La "go", c'est un mot en nouchi (le français ivoirien, ndlr) qui veut dire "la fille". Pour que l'on comprenne précisément de qui il s'agit, il faut ajouter "de nuit" ou "de ghetto" derrière. Cela sert à qualifier la fille. J'ai choisi de mettre "girls" derrière car j'ai pensé que les gens ne comprendraient pas et qu'ils associeraient ce terme aux prostituées.
On imagine que vous avez rencontré d'autres femmes, que vous avez vécu d'autres histoires passionnantes. Pourquoi avoir choisi d'illustrer la vie de ces femmes en particulier ?
Je ne les ai pas vraiment choisies ; elles ne m'ont pas choisie non plus. Cela s'est fait dans un processus de sélection tout autre. Moralement, j'avais décidé de ne pas faire la première exposition photo dans leur dos. Je voulais qu'elles me donnent leur accord. Même si elles étaient analphabètes, elles signaient un contrat que je leur lisais, qu'elles pouvaient modifier et finalement accepter en paraphant d'une croix ou de leur pouce. Cinquante-trois des filles que j'ai rencontrées dans les ghettos m'ont donné leur accord. Finalement, je n'en ai retenu que trente-cinq pour l'exposition. Lorsque je suis revenue après la guerre, je n'ai retrouvé que vingt-deux filles sur trente-cinq. Sur ces dernières, seules dix sont restées à mes côtés pour le film. Aujourd'hui, je n'en vois plus que quatre.
© Eliane de Latour
Certains moments sont très chargés en émotions. N'aviez-vous pas le sentiment d'être de trop avec votre caméra ?

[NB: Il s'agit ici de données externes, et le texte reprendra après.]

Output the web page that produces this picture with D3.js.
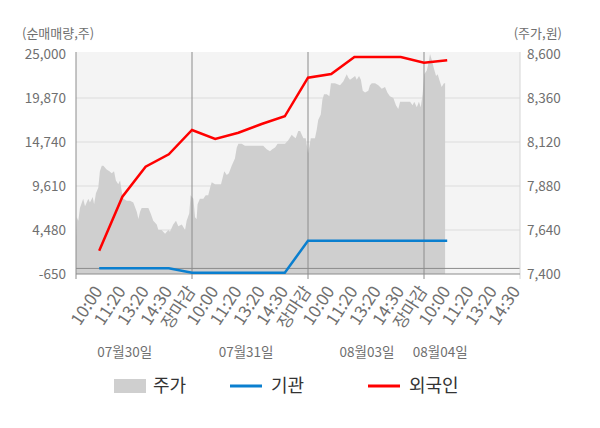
<!DOCTYPE html>
<html>
<head>
<meta charset="utf-8">
<script src="https://cdn.jsdelivr.net/npm/d3@7"></script>
<style>
  body { margin: 0; background: #fff; }
  svg { font-family: "Noto Sans CJK KR", "Noto Sans", sans-serif; }
  .tick_label { fill: #6f6f6f; font-size: 13.5px; }
  .legend_label { fill: #333; font-size: 18px; }
</style>
</head>
<body>
<svg id="chart" width="600" height="428"></svg>
<script>
// x labels, one per slot (slot 1..19), five slots per trading day
let xLabels = ["10:00", "11:20", "13:20", "14:30", "장마감",
               "10:00", "11:20", "13:20", "14:30", "장마감",
               "10:00", "11:20", "13:20", "14:30", "장마감",
               "10:00", "11:20", "13:20", "14:30"];
let dayLabels = ["07월30일", "07월31일", "08월03일", "08월04일"];
let daySlots = [2.1, 7.33, 12.54, 15.7];
let dayBreaks = [5, 10, 15];

let leftTicks = [-650, 4480, 9610, 14740, 19870, 25000];
let rightTicks = [7400, 7640, 7880, 8120, 8360, 8600];

// 순매매량 at slots 1..16
let foreign = [2070, 8360, 11860, 13310, 16140, 15090, 15820, 16840, 17740,
               22240, 22670, 24650, 24650, 24650, 23990, 24270];
let institution = [30, 30, 30, 30, -500, -500, -500, -500, -500,
                   3230, 3230, 3230, 3230, 3230, 3230, 3230];

// 주가 (intraday), [slot, price]
let price = [
  [0.00, 7600], [0.03, 7710], [0.10, 7690], [0.17, 7760], [0.31, 7810], [0.39, 7770],
  [0.53, 7810], [0.60, 7790], [0.72, 7820], [0.78, 7780], [0.86, 7840], [0.96, 7870],
  [1.03, 7960], [1.11, 7990], [1.18, 7990], [1.32, 7970], [1.44, 7960], [1.54, 7950],
  [1.64, 7960], [1.72, 7910], [1.82, 7890], [1.90, 7910], [1.97, 7850], [2.04, 7810],
  [2.19, 7800], [2.33, 7800], [2.47, 7790], [2.62, 7740], [2.69, 7700], [2.76, 7740],
  [2.83, 7760], [2.97, 7760], [3.12, 7760], [3.22, 7730], [3.33, 7690], [3.48, 7670],
  [3.55, 7640], [3.69, 7640], [3.84, 7620], [3.98, 7640], [4.05, 7630], [4.19, 7670],
  [4.31, 7690], [4.41, 7660], [4.56, 7670], [4.70, 7640], [4.77, 7690], [4.88, 7730],
  [4.94, 7830], [5.06, 7810], [5.13, 7710], [5.20, 7700], [5.24, 7780], [5.34, 7810],
  [5.49, 7810], [5.59, 7830], [5.70, 7830], [5.78, 7870], [5.85, 7900], [5.99, 7890],
  [6.13, 7890], [6.25, 7890], [6.31, 7920], [6.39, 7960], [6.50, 7940], [6.59, 7950],
  [6.71, 7990], [6.85, 8030], [6.93, 8090], [7.00, 8110], [7.14, 8110], [7.28, 8100],
  [7.43, 8100], [7.57, 8100], [7.72, 8100], [7.86, 8100], [8.07, 8100], [8.22, 8080],
  [8.36, 8070], [8.46, 8080], [8.58, 8090], [8.69, 8110], [8.87, 8110], [9.01, 8110],
  [9.15, 8130], [9.30, 8160], [9.37, 8150], [9.47, 8140], [9.58, 8180], [9.66, 8180],
  [9.80, 8140], [9.90, 8140], [9.99, 8070], [10.01, 8060], [10.12, 8140], [10.30, 8140],
  [10.38, 8190], [10.44, 8240], [10.55, 8270], [10.62, 8350], [10.69, 8380], [10.81, 8380],
  [10.92, 8370], [10.99, 8440], [11.16, 8440], [11.38, 8430], [11.52, 8450], [11.67, 8490],
  [11.74, 8470], [11.81, 8460], [11.93, 8470], [12.03, 8480], [12.10, 8460], [12.20, 8480],
  [12.28, 8460], [12.36, 8400], [12.46, 8390], [12.60, 8400], [12.67, 8430], [12.75, 8440],
  [12.89, 8440], [13.03, 8430], [13.18, 8410], [13.32, 8420], [13.42, 8390], [13.53, 8370],
  [13.68, 8360], [13.79, 8320], [13.89, 8300], [13.97, 8340], [14.11, 8340], [14.25, 8340],
  [14.40, 8340], [14.51, 8320], [14.58, 8340], [14.69, 8310], [14.78, 8340], [14.86, 8310],
  [14.94, 8380], [15.01, 8490], [15.12, 8510], [15.19, 8550], [15.26, 8600], [15.33, 8570],
  [15.43, 8520], [15.52, 8480], [15.59, 8490], [15.66, 8460], [15.76, 8420], [15.86, 8440],
  [15.91, 8440]
];

let legendItems = [
  {name: "주가", color: "#cfcfcf", type: "rect"},
  {name: "기관", color: "#0a7fcf", type: "line"},
  {name: "외국인", color: "#ff0000", type: "line"}
];

let plot = {left: 76, right: 520, top: 52, bottom: 274};
let fmt = d3.formatLocale({decimal: ".", thousands: ",", grouping: [3], currency: ["", ""], minus: "-"}).format(",");

function make_scales() {
  return {
    x: d3.scaleLinear().domain([0, 20]).range([plot.left, plot.left + 464]),
    yL: d3.scaleLinear().domain([-650, 25000]).range([plot.bottom, 54]),
    yR: d3.scaleLinear().domain([7400, 8600]).range([plot.bottom, 54])
  }
}

function draw(scales) {
  let svg = d3.select("#chart");

  svg.append("defs").append("clipPath").attr("id", "clip")
    .append("rect")
    .attr("x", plot.left).attr("y", plot.top)
    .attr("width", plot.right - plot.left).attr("height", plot.bottom - plot.top);

  svg.append("rect")
    .attr("x", plot.left).attr("y", plot.top)
    .attr("width", plot.right - plot.left).attr("height", plot.bottom - plot.top)
    .attr("fill", "#f4f4f4");

  // grid
  svg.append("g").selectAll("line")
    .data(leftTicks.slice(1, -1)).enter()
    .append("line")
    .attr("x1", plot.left).attr("x2", plot.right)
    .attr("y1", d => scales.yL(d)).attr("y2", d => scales.yL(d))
    .attr("stroke", "#dcdcdc").attr("stroke-width", 1);

  // price area
  let area = d3.area()
    .x(d => scales.x(d[0]))
    .y0(plot.bottom)
    .y1(d => scales.yR(d[1]));
  svg.append("path")
    .datum(price)
    .attr("clip-path", "url(#clip)")
    .attr("d", area)
    .attr("fill", "#cfcfcf");

  // zero line
  svg.append("line")
    .attr("x1", plot.left).attr("x2", plot.right)
    .attr("y1", scales.yL(0)).attr("y2", scales.yL(0))
    .attr("stroke", "#8c8c8c").attr("stroke-width", 1);

  // day breaks
  svg.append("g").selectAll("line")
    .data(dayBreaks).enter()
    .append("line")
    .attr("x1", d => scales.x(d)).attr("x2", d => scales.x(d))
    .attr("y1", plot.top).attr("y2", plot.bottom + 5)
    .attr("stroke", "#8c8c8c").attr("stroke-width", 1);

  // axes lines
  svg.append("line")
    .attr("x1", plot.left).attr("x2", plot.left)
    .attr("y1", plot.top).attr("y2", plot.bottom + 5)
    .attr("stroke", "#8c8c8c");
  svg.append("line")
    .attr("x1", plot.right).attr("x2", plot.right)
    .attr("y1", plot.top).attr("y2", plot.bottom + 5)
    .attr("stroke", "#d6d6d6");
  svg.append("line")
    .attr("x1", plot.left).attr("x2", plot.right)
    .attr("y1", plot.bottom).attr("y2", plot.bottom)
    .attr("stroke", "#8c8c8c");

  // series lines
  let line = d3.line()
    .x((d, i) => scales.x(i + 1))
    .y(d => scales.yL(d));
  svg.append("path").datum(institution)
    .attr("d", line)
    .attr("fill", "none").attr("stroke", "#0a7fcf").attr("stroke-width", 2.5);
  svg.append("path").datum(foreign)
    .attr("d", line)
    .attr("fill", "none").attr("stroke", "#ff0000").attr("stroke-width", 2.5);

  annotations(svg, scales);
  legend(svg);
}

function annotations(svg, scales) {
  svg.append("g").selectAll("text")
    .data(leftTicks).enter()
    .append("text")
    .attr("class", "tick_label")
    .attr("x", 66).attr("y", d => scales.yL(d))
    .attr("dy", "0.35em").attr("text-anchor", "end")
    .text(d => fmt(d));

  svg.append("g").selectAll("text")
    .data(rightTicks).enter()
    .append("text")
    .attr("class", "tick_label")
    .attr("x", 527).attr("y", d => scales.yR(d))
    .attr("dy", "0.35em")
    .text(d => fmt(d));

  svg.append("text").attr("class", "tick_label")
    .attr("x", 22).attr("y", 38).style("font-size", "13px")
    .text("(순매매량,주)");
  svg.append("text").attr("class", "tick_label")
    .attr("x", 562).attr("y", 38).attr("text-anchor", "end").style("font-size", "13px")
    .text("(주가,원)");

  svg.append("g").selectAll("text")
    .data(xLabels).enter()
    .append("text")
    .attr("class", "tick_label")
    .style("font-size", "17px")
    .attr("text-anchor", "end")
    .attr("transform", (d, i) => `translate(${scales.x(i + 1) + 4}, 291)rotate(-57)`)
    .attr("fill", (d, i) => d == "장마감" ? "#ff0000" : (i == 15 ? "#222" : "#6f6f6f"))
    .text(d => d);

  svg.append("g").selectAll("text")
    .data(dayLabels).enter()
    .append("text")
    .attr("class", "tick_label")
    .attr("x", (d, i) => scales.x(daySlots[i]))
    .attr("y", 352).attr("dy", "0.35em")
    .attr("text-anchor", "middle")
    .text(d => d);
}

function legend(svg) {
  let pos = [114, 230, 368];
  let g = svg.append("g").selectAll("g")
    .data(legendItems).enter()
    .append("g")
    .attr("transform", (d, i) => `translate(${pos[i]}, 386)`);
  g.filter(d => d.type == "rect").append("rect")
    .attr("x", 0).attr("y", -7).attr("width", 32).attr("height", 14)
    .attr("fill", d => d.color);
  g.filter(d => d.type == "line").append("line")
    .attr("x1", 0).attr("x2", 32).attr("y1", 0).attr("y2", 0)
    .attr("stroke", d => d.color).attr("stroke-width", 3);
  g.append("text")
    .attr("class", "legend_label")
    .attr("x", (d, i) => d.type == "rect" ? 39 : 41)
    .attr("dy", "0.35em")
    .text(d => d.name);
}

draw(make_scales());
</script>
</body>
</html>
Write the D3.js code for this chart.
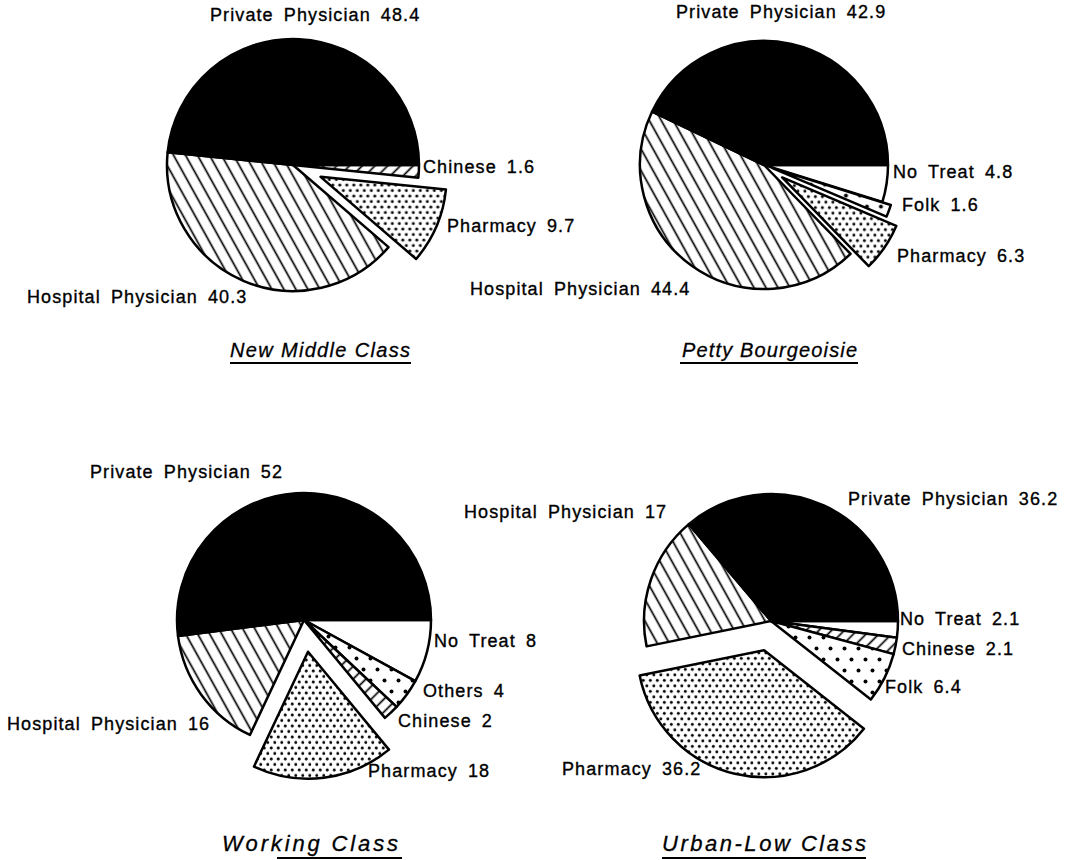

Non jamais. Au contraire, j'ai commencé à filmer dès mon retour. J'ai donc capté les premières émotions de ces retrouvailles. Or, je sentais qu'elles étaient touchées de me voir revenir avec l'argent de la vente des photos. J'avais tenu ma promesse alors qu'elles me pensaient définitivement partie. Alors qu'en 2013, nous ne nous connaissions pas tant que cela, le fait que je revienne les voir les a presque honorées. Elles ont donc, d'elles-même, pris la décision de s'abandonner complètement à ma caméra, dans la plus pure intimité.
Vos images s'apparentent beaucoup à des photos. Les plans sont souvent fixes, il n'y a généralement qu'une femme dans le cadre, très peu de paroles. Pourquoi avoir choisi cette manière de faire ?
Comme je vous le disais, j'ai placé la caméra dans un cadre de retrouvailles. Les filles étaient là, moi aussi et le lien entre nous s'approfondissait. Elles m'ont accordé ce silence de l'intimité. J'ignore pourquoi, lorsque j'ai commencé à filmer, elles se sont mises dans ces postures, l'une qui chante, l'autre qui dort... En fin de compte, elles m'ont permis de réaliser un souhait que j'avais depuis longtemps qui était de faire un film presque muet. Je voulais que seul le cadre, la matière, les lumières, donnent un sens à l'image. Je voulais que ce silence transporte des émotions qui permettent de comprendre au-delà des mots.
© Eliane de Latour
Avez-vous le sentiment que votre travail avec ces femmes est terminé ?
Je crois que oui. Je suis retournée les voir en janvier dernier pour leur montrer le film. Je ne m'attendais pas à ce qu'elles l'apprécient ; j'avais peur qu'elles ne comprennent pas ma démarche qui n'est pas évidente. Pourtant, elles l'ont beaucoup aimé. Elles ont eu leur propre mode d'interprétation des images, qui est assez loin du nôtre. Toutes sans exceptions, elles se sont trouvées horribles à l'écran. Elles étaient replacées dans leur contexte et ne se trouvaient pas belles. Mais au fur et à mesure du film, leur avis a changé. Elles m'ont dit : « En une heure de temps, on voit qu'on peut changer. » Au final, c'est vraiment ce qui les a marquées. C'est pourquoi je pense que je n'ai plus rien à leur apporter.
Quel sera votre prochain sujet d'étude ?
Je n'ai pas vraiment d'idée. Pour le moment, j'aimerais écrire un livre sur la prostitution de bar en Côte d'Ivoire. C'est une forme de prostitution très différente de celle abordée dans Little Go Girls et je pense qu'elle mérite qu'on s'y intéresse.